→ **DATA EXCERPTS**:
+++
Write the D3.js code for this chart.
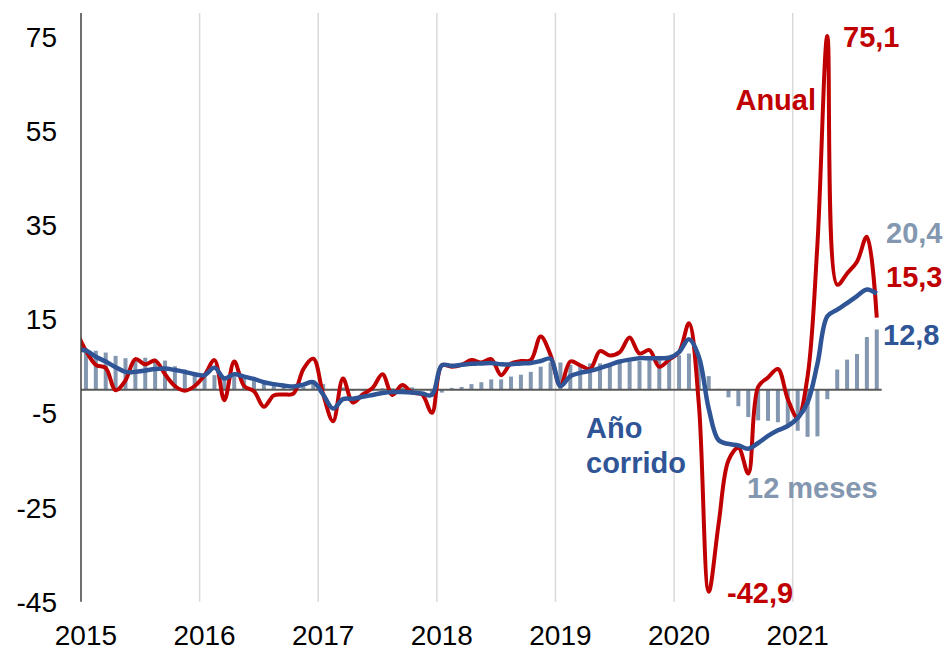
<!DOCTYPE html>
<html><head><meta charset="utf-8">
<script src="https://cdn.jsdelivr.net/npm/d3@7"></script>
<style>
body{margin:0;background:#fff}
svg{display:block}
text{font-family:"Liberation Sans",Arial,Helvetica,sans-serif}
</style>
</head><body>
<svg id="chart" width="946" height="650"></svg>
<script>
// ---- data (monthly, Jan 2015 - Sep 2021) ----
const years = ["2015","2016","2017","2018","2019","2020","2021"];
const yTicks = [-45,-25,-5,15,35,55,75];

// Variación anual (red line)
const anual = [
  8.3, 5.3, 4.6, -0.1, 2.0, 6.5, 5.4, 6.2, 3.3, 0.8, -0.2, 0.8,
  3.1, 6.3, -2.2, 6.0, 0.8, -0.3, -3.6, -1.2, -1.0, -0.8, 4.4, 6.6,
  -1.0, -6.7, 2.4, -2.7, -1.0, 0.4, 3.3, -1.1, 1.0, -0.6, -1.0, -4.9,
  5.2, 4.9, 5.3, 6.3, 5.8, 6.5, 3.1, 5.6, 6.1, 6.3, 11.3, 7.4,
  0.8, 6.0, 5.2, 4.4, 8.2, 7.3, 8.0, 11.1, 7.7, 8.4, 4.9, 6.4,
  8.0, 14.1, -3.0, -42.9, -28.5, -15.0, -12.3, -17.8, 0.6, 2.6, 4.4, -2.0,
  -6.0, 2.8, 31.0, 75.1, 22.3, 24.7, 27.2, 32.5, 15.3
];
// Variación año corrido (blue line)
const anioCorrido = [
  8.3, 7.0, 6.0, 4.8, 3.8, 3.8, 4.1, 4.4, 4.5, 4.2, 3.8, 3.3,
  3.1, 4.7, 2.4, 3.3, 2.8, 2.3, 1.6, 1.2, 0.9, 0.7, 1.1, 1.6,
  -1.0, -4.0, -2.0, -1.9, -1.5, -1.1, -0.7, -0.5, -0.5, -0.6, -0.8, -1.1,
  5.2, 5.1, 5.3, 5.5, 5.6, 5.7, 5.4, 5.4, 5.6, 5.7, 6.1, 6.6,
  0.8, 2.9, 3.6, 4.0, 4.6, 5.3, 6.0, 6.4, 6.7, 6.7, 6.7, 6.8,
  8.0, 10.7, 7.0, -4.0, -10.7, -11.5, -11.8, -12.5, -11.3, -9.8, -8.6, -7.7,
  -6.0, -2.7, 5.5, 15.6, 17.0, 18.4, 19.9, 21.3, 20.4
];
// Variación doce meses (bars)
const doceMeses = [
  8.8, 8.3, 7.9, 7.2, 6.7, 6.6, 6.8, 6.6, 6.2, 5.0, 4.3, 3.6,
  3.2, 3.1, 2.8, 2.8, 2.4, 2.0, 1.5, 1.1, 0.8, 0.6, 0.7, 1.4,
  1.2, 0.2, 0.5, -0.2, -0.3, -0.3, 0.3, 0.3, 0.5, 0.5, 0.1, -1.0,
  -0.6, 0.4, 0.6, 1.2, 1.6, 2.2, 2.2, 2.8, 3.2, 3.8, 4.9, 5.8,
  5.8, 5.3, 5.2, 5.6, 5.6, 5.7, 6.0, 6.0, 6.1, 6.3, 6.3, 6.5,
  7.3, 7.7, 6.7, 2.9, 0.2, -1.6, -3.5, -5.8, -6.5, -6.6, -6.9, -7.5,
  -8.7, -10.0, -9.9, -2.0, 4.3, 6.4, 7.6, 11.2, 12.8
];
// Dec 2014 values (lines enter the plot from the left edge)
const anualDec2014 = 12.6;
const anioCorridoDec2014 = 8.6;

// ---- layout ----
const pLeft = 81, pRight = 881.7, pTop = 13, pBottom = 601.7;
const RED = "#C00000", BLUE = "#2F5597", GREY = "#8497B0";
const n = doceMeses.length;

const svg = d3.select("#chart");
const x = d3.scaleLinear().domain([0, n]).range([pLeft, pRight]);
const y = d3.scaleLinear().domain([-45, 80]).range([pBottom, pTop]);

svg.append("defs").append("clipPath").attr("id","plotclip")
  .append("rect").attr("x", pLeft).attr("y", 0).attr("width", pRight-pLeft).attr("height", 650);

// vertical year gridlines
svg.append("g").selectAll("line")
  .data(years.slice(1).map((d,k)=> (k+1)*12))
  .join("line")
  .attr("x1", d=>x(d)).attr("x2", d=>x(d))
  .attr("y1", pTop).attr("y2", pBottom)
  .attr("stroke", "#D9D9D9").attr("stroke-width", 1.5);

// bars
svg.append("g").selectAll("rect")
  .data(doceMeses)
  .join("rect")
  .attr("x", (d,i)=>x(i+0.5)-2)
  .attr("width", 4)
  .attr("y", d=>y(Math.max(0,d)))
  .attr("height", d=>Math.abs(y(d)-y(0)))
  .attr("fill", GREY);

// zero line
svg.append("line")
  .attr("x1", pLeft).attr("x2", pRight)
  .attr("y1", y(0)).attr("y2", y(0))
  .attr("stroke", "#595959").attr("stroke-width", 2);

// lines
const line = d3.line()
  .x(d=>x(d.i+0.5)).y(d=>y(d.v))
  .curve(d3.curveCatmullRom.alpha(0.5));
const gl = svg.append("g").attr("clip-path","url(#plotclip)");
const redData = [{i:-1, v:anualDec2014}].concat(anual.map((v,i)=>({i,v})));
const blueData = [{i:-1, v:anioCorridoDec2014}].concat(anioCorrido.map((v,i)=>({i,v})));
gl.append("path").datum(redData).attr("d", line)
  .attr("fill","none").attr("stroke",RED).attr("stroke-width",4)
  .attr("stroke-linejoin","round");
gl.append("path").datum(blueData).attr("d", line)
  .attr("fill","none").attr("stroke",BLUE).attr("stroke-width",4.5)
  .attr("stroke-linejoin","round");

// left axis line
svg.append("line")
  .attr("x1", pLeft).attr("x2", pLeft).attr("y1", pTop).attr("y2", pBottom)
  .attr("stroke", "#404040").attr("stroke-width", 1.5);

// y tick labels
svg.append("g").selectAll("text")
  .data(yTicks).join("text")
  .attr("x", 57).attr("y", d=>y(d))
  .attr("dy", "0.36em")
  .attr("text-anchor","end")
  .attr("font-size", 28).attr("fill","#000")
  .text(d=>String(d));

// x labels
svg.append("g").selectAll("text")
  .data(years).join("text")
  .attr("x", (d,k)=>x(k*12+0.5)).attr("y", 645)
  .attr("text-anchor","middle")
  .attr("font-size", 28).attr("fill","#000")
  .text(d=>d);

// annotations
const ann = [
  {t:"75,1", x:843, y:47, c:RED, a:"start"},
  {t:"Anual", x:816, y:110, c:RED, a:"end"},
  {t:"20,4", x:886, y:243, c:GREY, a:"start"},
  {t:"15,3", x:886, y:287, c:RED, a:"start"},
  {t:"12,8", x:883, y:345, c:BLUE, a:"start"},
  {t:"Año", x:586, y:438, c:BLUE, a:"start"},
  {t:"corrido", x:586, y:473, c:BLUE, a:"start"},
  {t:"12 meses", x:747, y:498, c:GREY, a:"start"},
  {t:"-42,9", x:727, y:603, c:RED, a:"start"}
];
svg.append("g").selectAll("text")
  .data(ann).join("text")
  .attr("x", d=>d.x).attr("y", d=>d.y)
  .attr("text-anchor", d=>d.a)
  .attr("font-size", 29).attr("font-weight","bold")
  .attr("fill", d=>d.c)
  .text(d=>d.t);
</script>
</body></html>
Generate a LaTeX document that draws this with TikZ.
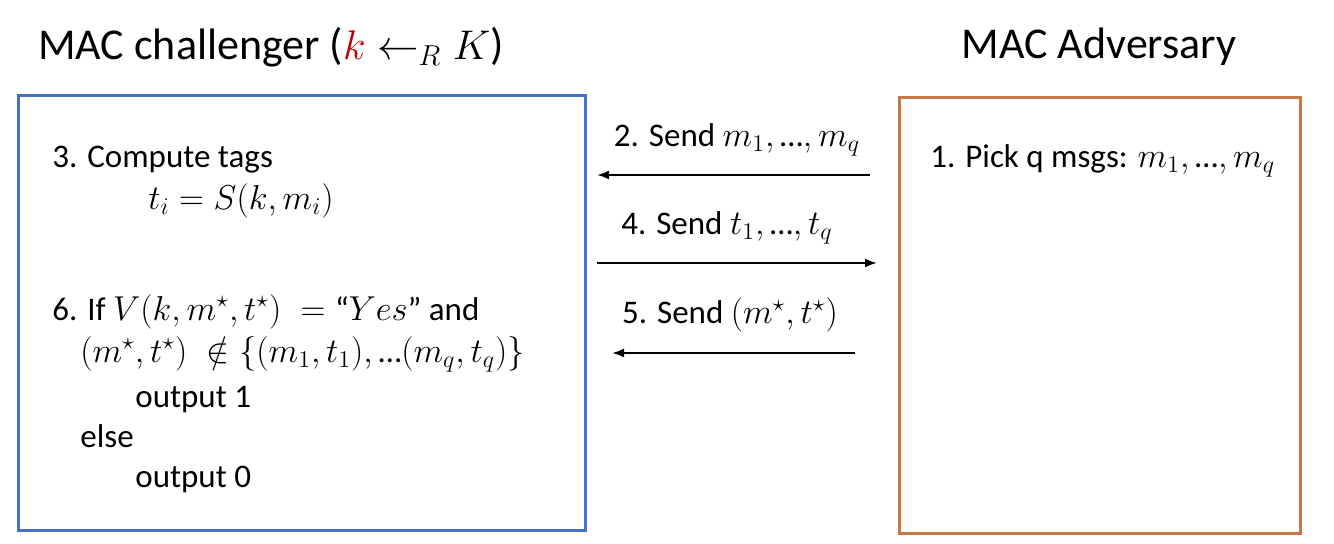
\documentclass[tikz,border=0pt]{standalone}
\usepackage{amssymb}
\usepackage{fontspec}
\setmainfont{Carlito}
\usetikzlibrary{arrows.meta}
\definecolor{chalblue}{RGB}{68,114,196}
\definecolor{advorange}{RGB}{197,120,70}
\definecolor{keyred}{RGB}{192,0,0}
\newcommand{\elp}{\mathord{\mbox{…}}}
\tikzset{
  title/.style={font=\fontsize{22}{26}\selectfont},
  line/.style={anchor=base west,font=\fontsize{16.5}{20}\selectfont,inner sep=0pt},
  msg/.style={font=\fontsize{16.5}{20}\selectfont},
  send/.style={-{Latex[length=6pt,width=4.5pt]},line width=1pt}
}
\begin{document}
\begin{tikzpicture}[x=0.5pt,y=0.5pt]
\useasboundingbox (0,0) rectangle (1334,543);
% parties
\draw[chalblue,line width=1.5pt] (18,13) rectangle (585,448);
\draw[advorange,line width=1.5pt] (899,10) rectangle (1300,446);
\node[title] (chal) at (271,496) {MAC challenger ($\textcolor{keyred}{k} \leftarrow_R K$)};
\node[title] (adv) at (1099,496) {MAC Adversary};
% challenger steps
\node[line] (tags) at (52,376) {3. Compute tags};
\node[line] (tagdef) at (148,334) {$t_i = S(k,m_i)$};
\node[line] (verify) at (52,223) {6. If $V(k,m^\star,t^\star) \;=\; $“$Yes$” and};
\node[line] (fresh) at (80,181) {$(m^\star,t^\star) \;\notin \{(m_1,t_1),\elp(m_q,t_q)\}$};
\node[line] (outone) at (135,136) {output 1};
\node[line] (otherwise) at (80,96) {else};
\node[line] (outzero) at (135,56) {output 0};
% adversary step
\node[line] (pick) at (930,376) {1. Pick q msgs: $m_1,\elp,m_q$};
% messages
\coordinate (s2) at (870,368);
\coordinate (e2) at (597,368);
\coordinate (s4) at (597,280);
\coordinate (e4) at (877,280);
\coordinate (s5) at (855,190);
\coordinate (e5) at (612,190);
\draw[send] (s2) -- (e2);
\draw[send] (s4) -- (e4);
\draw[send] (s5) -- (e5);
\node[msg] (m2) at (737,403) {2. Send $m_1,\elp,m_q$};
\node[msg] (m4) at (727,315) {4. Send $t_1,\elp,t_q$};
\node[msg] (m5) at (730,228) {5. Send $(m^\star,t^\star)$};
\end{tikzpicture}
\end{document}
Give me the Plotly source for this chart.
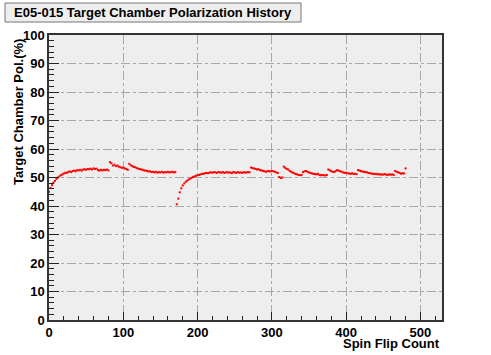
import plotly.graph_objects as go

# polarization readings, one every 2 spin flips
flip_start = 0
flip_step = 2
pol = [
    45.0, 46.3, 47.3, 48.2, 48.8, 49.5, 50.0, 50.4, 50.8, 51.1,
    51.4, 51.7, 51.6, 52.0, 52.1, 51.9, 52.3, 52.4, 52.2, 52.6,
    52.5, 52.7, 52.4, 52.8, 52.9, 52.7, 53.0, 52.9, 53.1, 52.8,
    53.2, 53.0, 53.1, 52.6, 52.4, 52.7, 52.5, 52.7, 52.6, 52.8,
    52.5, 55.4, 55.0, 54.2, 54.5, 54.0, 54.2, 53.8, 53.6, 53.4,
    53.5, 53.2, 53.0, 52.7, 54.8, 54.3, 54.0, 53.7, 53.6, 53.3,
    53.1, 53.0, 52.8, 52.7, 52.5, 52.4, 52.3, 52.1, 52.2, 51.9,
    52.0, 51.8, 52.0, 51.7, 51.9, 51.8, 52.0, 51.7, 51.9, 51.8,
    52.0, 51.8, 51.9, 52.0, 51.8, 51.9, 40.6, 42.6, 44.8, 46.2,
    47.2, 47.9, 48.5, 48.9, 49.3, 49.6, 49.9, 50.2, 50.4, 50.6,
    50.8, 50.9, 51.1, 51.3, 51.3, 51.5, 51.6, 51.5, 51.7, 51.8,
    51.7, 51.9, 51.8, 51.6, 51.9, 51.8, 51.7, 51.9, 51.6, 51.8,
    51.9, 51.7, 51.8, 51.5, 51.9, 51.8, 51.6, 51.9, 51.7, 51.8,
    51.6, 51.9, 51.7, 51.8, 51.9, 51.8, 53.5, 53.3, 53.2, 53.0,
    52.8, 52.9, 52.6, 52.5, 52.3, 52.2, 52.0, 52.2, 52.3, 52.1,
    52.3, 52.2, 52.0, 51.8, 51.6, 50.2, 49.8, 50.0, 53.8, 53.4,
    53.0, 52.8, 52.3, 52.0, 51.7, 51.5, 51.2, 51.1, 50.9, 50.8,
    50.9, 51.9, 52.2, 52.3, 52.0, 51.8, 51.6, 51.4, 51.3, 51.2,
    51.1, 51.3, 50.9, 50.8, 50.9, 50.8, 50.7, 50.9, 52.8, 52.5,
    52.2, 52.0, 51.9, 52.3, 52.6, 52.4, 52.2, 52.0, 51.8, 51.6,
    51.7, 51.5, 51.4, 51.3, 51.5, 51.2, 51.3, 51.2, 52.6, 52.4,
    52.2, 52.1, 52.0, 51.9, 51.8, 51.6, 51.5, 51.4, 51.3, 51.2,
    51.3, 51.1, 51.2, 51.0, 51.1, 51.0, 51.2, 51.0, 50.9, 51.1,
    51.0, 51.1, 50.9, 52.3, 52.0, 51.8, 51.6, 51.3, 51.5, 51.4,
    53.2,
]
flips = [flip_start + flip_step * i for i in range(len(pol))]

title = "E05-015 Target Chamber Polarization History"
x_title = "Spin Flip Count"
y_title = "Target Chamber Pol.(%)"

FONT = "Liberation Sans, Arial, sans-serif"

fig = go.Figure(
    go.Scatter(
        x=flips, y=pol, mode="markers",
        marker=dict(symbol="square", size=2, color="#ff0000", line=dict(width=0)),
        hoverinfo="x+y",
    )
)

axis_common = dict(
    showline=True, linecolor="#333333", linewidth=1.5, mirror=True,
    showgrid=True, gridcolor="#a8a8a8", griddash="dashdot", gridwidth=1,
    zeroline=False, ticks="inside", tickcolor="#222222",
    tickfont=dict(family=FONT, size=13, color="black", weight="bold"),
)

fig.update_xaxes(
    range=[0, 529], dtick=100, tick0=0, ticklen=8, ticklabelstandoff=0,
    minor=dict(dtick=20, ticks="inside", ticklen=4, tickcolor="#222222", showgrid=False),
    **axis_common,
)
fig.update_yaxes(
    range=[0, 100], dtick=10, tick0=0, ticklen=10,
    minor=dict(dtick=2, ticks="inside", ticklen=5, tickcolor="#222222", showgrid=False),
    **axis_common,
)

fig.update_layout(
    width=491, height=355,
    margin=dict(l=49, r=49, t=35, b=35),
    paper_bgcolor="white", plot_bgcolor="#eeeeee",
    showlegend=False,
    font=dict(family=FONT, color="black"),
    shapes=[dict(
        type="rect", xref="paper", yref="paper",
        x0=(5 - 49) / 393, x1=(301 - 49) / 393,
        y0=(320 - 22) / 285, y1=(320 - 3) / 285,
        fillcolor="#eeeeee", line=dict(color="#777777", width=1),
        layer="above",
    )],
    annotations=[
        dict(text=title, xref="paper", yref="paper",
             x=(153 - 49) / 393, y=(320 - 12.5) / 285, xanchor="center", yanchor="middle",
             showarrow=False, font=dict(family=FONT, size=13, weight="bold")),
        dict(text=x_title, xref="paper", yref="paper",
             x=1, y=(320 - 343) / 285, xanchor="right", yanchor="middle",
             showarrow=False, font=dict(family=FONT, size=13, weight="bold")),
        dict(text=y_title, xref="paper", yref="paper", textangle=-90,
             x=(18 - 49) / 393, y=(320 - 37) / 285, xanchor="center", yanchor="top",
             showarrow=False, font=dict(family=FONT, size=13, weight="bold")),
    ],
)

# the page body has an 8px default margin; drop it so the figure sits at the corner
fig.write_html(
    "out.html",
    config={"displayModeBar": False},
    post_script="document.body.style.margin = '0';",
)
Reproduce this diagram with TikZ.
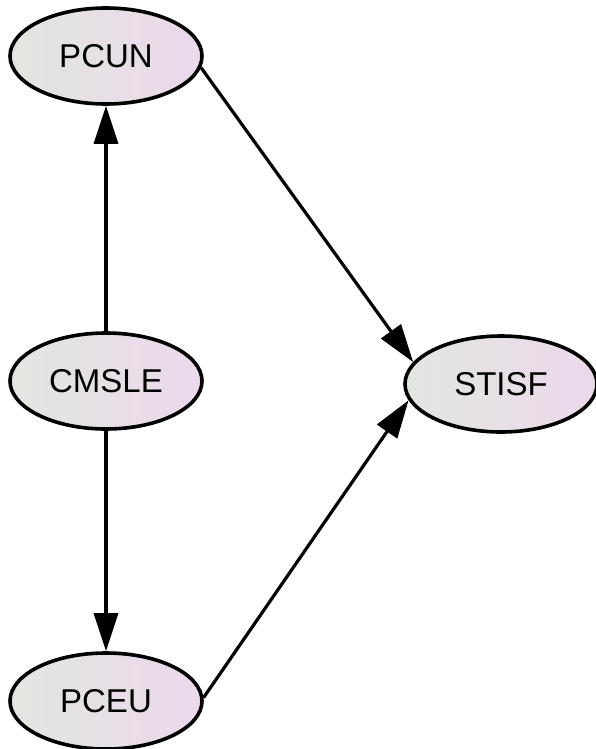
\documentclass[tikz,border=0pt]{standalone}
\usepackage{fontspec}
\setmainfont{Liberation Sans}
\usetikzlibrary{shapes.geometric}
\usetikzlibrary{arrows.meta}
\usetikzlibrary{positioning}
\definecolor{varleft}{RGB}{226,230,224}
\definecolor{varright}{RGB}{236,216,236}

\begin{document}
\begin{tikzpicture}[x=1pt,y=-1pt,
                var/.style={ellipse,draw,line width=3.6pt,
                  left color=varleft,right color=varright,
                  minimum width=192pt,minimum height=96pt,inner sep=0pt,
                  font=\fontsize{33}{40}\selectfont},
                every edge/.style={draw,line width=3.2pt,
                  -{Triangle[length=38pt,width=24pt]}}]
             \useasboundingbox (0,0) rectangle (596,749);
             \node[var] (pcun) at (106,56) {PCUN};
             \node[var] (cmsle) at (106,381) {CMSLE};
             \node[var] (pceu) at (106,701) {PCEU};
             \node[var] (stisf) at (501,384) {STISF};
             \draw (cmsle) edge (pcun)
                   (cmsle) edge (pceu)
                   (pcun.-7) edge (stisf.166)
                   (pceu.2) edge (stisf.190);
             \end{tikzpicture}
\end{document}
+++
→ **TASK STATEMENT**: Would you reproduce the lines above, from the very first through the line containing "const yTicks = [-45,-25,-5,15,35,55,75];", exactly and without the pictures?

→ **ANSWER FOR THE TASK**:
Write the D3.js code for this chart.
<!DOCTYPE html>
<html><head><meta charset="utf-8">
<script src="https://cdn.jsdelivr.net/npm/d3@7"></script>
<style>
body{margin:0;background:#fff}
svg{display:block}
text{font-family:"Liberation Sans",Arial,Helvetica,sans-serif}
</style>
</head><body>
<svg id="chart" width="946" height="650"></svg>
<script>
// ---- data (monthly, Jan 2015 - Sep 2021) ----
const years = ["2015","2016","2017","2018","2019","2020","2021"];
const yTicks = [-45,-25,-5,15,35,55,75];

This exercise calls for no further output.